--- BEGIN Dataset records ---

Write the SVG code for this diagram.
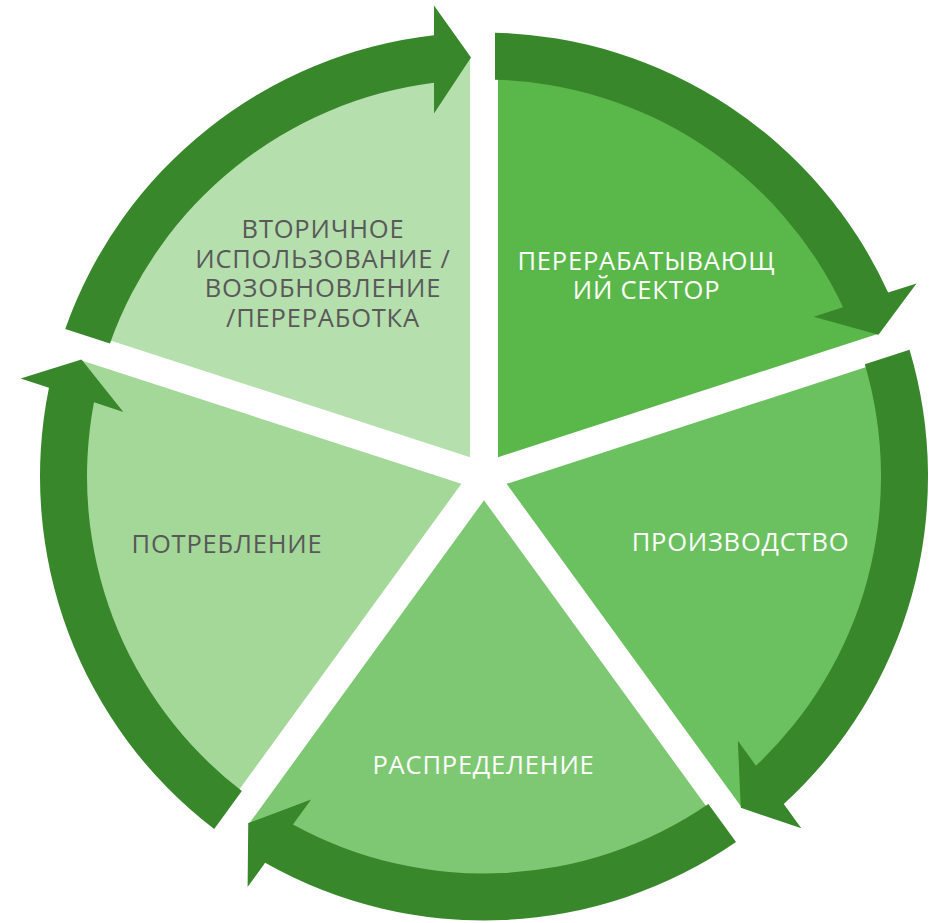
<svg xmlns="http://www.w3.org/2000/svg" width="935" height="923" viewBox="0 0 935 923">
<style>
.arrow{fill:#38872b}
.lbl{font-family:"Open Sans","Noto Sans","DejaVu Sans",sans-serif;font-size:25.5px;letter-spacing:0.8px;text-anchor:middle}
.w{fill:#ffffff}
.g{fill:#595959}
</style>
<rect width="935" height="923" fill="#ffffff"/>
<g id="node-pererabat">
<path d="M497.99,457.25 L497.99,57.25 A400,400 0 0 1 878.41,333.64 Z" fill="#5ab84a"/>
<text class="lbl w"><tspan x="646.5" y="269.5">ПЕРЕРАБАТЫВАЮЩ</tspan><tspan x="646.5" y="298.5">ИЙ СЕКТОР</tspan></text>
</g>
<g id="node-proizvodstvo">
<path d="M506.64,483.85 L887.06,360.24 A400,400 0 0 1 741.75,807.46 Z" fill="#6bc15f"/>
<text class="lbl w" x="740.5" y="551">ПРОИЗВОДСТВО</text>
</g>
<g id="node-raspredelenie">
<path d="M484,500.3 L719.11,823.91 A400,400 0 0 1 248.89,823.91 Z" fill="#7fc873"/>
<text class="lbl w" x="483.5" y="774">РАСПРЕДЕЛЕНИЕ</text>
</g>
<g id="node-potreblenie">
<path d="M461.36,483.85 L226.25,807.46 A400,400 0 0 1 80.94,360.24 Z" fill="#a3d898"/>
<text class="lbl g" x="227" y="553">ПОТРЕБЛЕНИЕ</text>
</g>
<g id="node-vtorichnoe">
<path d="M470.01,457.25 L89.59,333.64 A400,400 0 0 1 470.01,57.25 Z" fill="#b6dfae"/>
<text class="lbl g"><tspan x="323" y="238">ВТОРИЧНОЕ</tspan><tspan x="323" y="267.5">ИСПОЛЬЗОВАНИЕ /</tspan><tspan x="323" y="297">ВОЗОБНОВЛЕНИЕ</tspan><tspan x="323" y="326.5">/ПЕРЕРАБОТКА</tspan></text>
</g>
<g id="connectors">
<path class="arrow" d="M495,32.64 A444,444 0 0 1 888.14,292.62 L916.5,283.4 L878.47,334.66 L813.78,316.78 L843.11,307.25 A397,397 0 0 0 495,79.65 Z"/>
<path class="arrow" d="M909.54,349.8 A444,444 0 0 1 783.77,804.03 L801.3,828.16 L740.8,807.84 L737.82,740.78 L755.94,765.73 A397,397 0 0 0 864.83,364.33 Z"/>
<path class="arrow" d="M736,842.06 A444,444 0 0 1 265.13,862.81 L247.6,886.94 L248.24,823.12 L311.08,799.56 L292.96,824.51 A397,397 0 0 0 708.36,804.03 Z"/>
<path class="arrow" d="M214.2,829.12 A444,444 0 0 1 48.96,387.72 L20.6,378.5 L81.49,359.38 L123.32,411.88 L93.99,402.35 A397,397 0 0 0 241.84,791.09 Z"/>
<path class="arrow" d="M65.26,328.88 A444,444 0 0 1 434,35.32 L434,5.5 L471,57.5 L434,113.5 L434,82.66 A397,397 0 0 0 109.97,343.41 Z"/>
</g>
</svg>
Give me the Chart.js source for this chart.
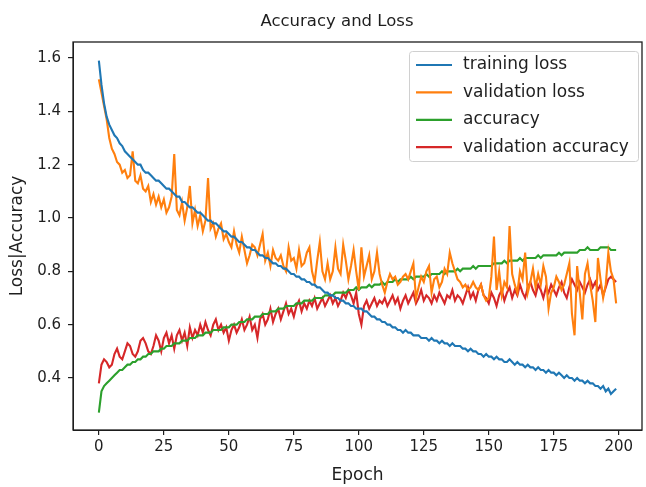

--- END Dataset records ---

Exercise brief: Reproduce each record from above exactly; pictures do not belong in the copy.

Exercise response:
Write the SVG code for this diagram.
<svg xmlns="http://www.w3.org/2000/svg" width="935" height="923" viewBox="0 0 935 923">
<style>
.arrow{fill:#38872b}
.lbl{font-family:"Open Sans","Noto Sans","DejaVu Sans",sans-serif;font-size:25.5px;letter-spacing:0.8px;text-anchor:middle}
.w{fill:#ffffff}
.g{fill:#595959}
</style>
<rect width="935" height="923" fill="#ffffff"/>
<g id="node-pererabat">
<path d="M497.99,457.25 L497.99,57.25 A400,400 0 0 1 878.41,333.64 Z" fill="#5ab84a"/>
<text class="lbl w"><tspan x="646.5" y="269.5">ПЕРЕРАБАТЫВАЮЩ</tspan><tspan x="646.5" y="298.5">ИЙ СЕКТОР</tspan></text>
</g>
<g id="node-proizvodstvo">
<path d="M506.64,483.85 L887.06,360.24 A400,400 0 0 1 741.75,807.46 Z" fill="#6bc15f"/>
<text class="lbl w" x="740.5" y="551">ПРОИЗВОДСТВО</text>
</g>
<g id="node-raspredelenie">
<path d="M484,500.3 L719.11,823.91 A400,400 0 0 1 248.89,823.91 Z" fill="#7fc873"/>
<text class="lbl w" x="483.5" y="774">РАСПРЕДЕЛЕНИЕ</text>
</g>
<g id="node-potreblenie">
<path d="M461.36,483.85 L226.25,807.46 A400,400 0 0 1 80.94,360.24 Z" fill="#a3d898"/>
<text class="lbl g" x="227" y="553">ПОТРЕБЛЕНИЕ</text>
</g>
<g id="node-vtorichnoe">
<path d="M470.01,457.25 L89.59,333.64 A400,400 0 0 1 470.01,57.25 Z" fill="#b6dfae"/>
<text class="lbl g"><tspan x="323" y="238">ВТОРИЧНОЕ</tspan><tspan x="323" y="267.5">ИСПОЛЬЗОВАНИЕ /</tspan><tspan x="323" y="297">ВОЗОБНОВЛЕНИЕ</tspan><tspan x="323" y="326.5">/ПЕРЕРАБОТКА</tspan></text>
</g>
<g id="connectors">
<path class="arrow" d="M495,32.64 A444,444 0 0 1 888.14,292.62 L916.5,283.4 L878.47,334.66 L813.78,316.78 L843.11,307.25 A397,397 0 0 0 495,79.65 Z"/>
<path class="arrow" d="M909.54,349.8 A444,444 0 0 1 783.77,804.03 L801.3,828.16 L740.8,807.84 L737.82,740.78 L755.94,765.73 A397,397 0 0 0 864.83,364.33 Z"/>
<path class="arrow" d="M736,842.06 A444,444 0 0 1 265.13,862.81 L247.6,886.94 L248.24,823.12 L311.08,799.56 L292.96,824.51 A397,397 0 0 0 708.36,804.03 Z"/>
<path class="arrow" d="M214.2,829.12 A444,444 0 0 1 48.96,387.72 L20.6,378.5 L81.49,359.38 L123.32,411.88 L93.99,402.35 A397,397 0 0 0 241.84,791.09 Z"/>
<path class="arrow" d="M65.26,328.88 A444,444 0 0 1 434,35.32 L434,5.5 L471,57.5 L434,113.5 L434,82.66 A397,397 0 0 0 109.97,343.41 Z"/>
</g>
</svg>
Give me the Chart.js source for this chart.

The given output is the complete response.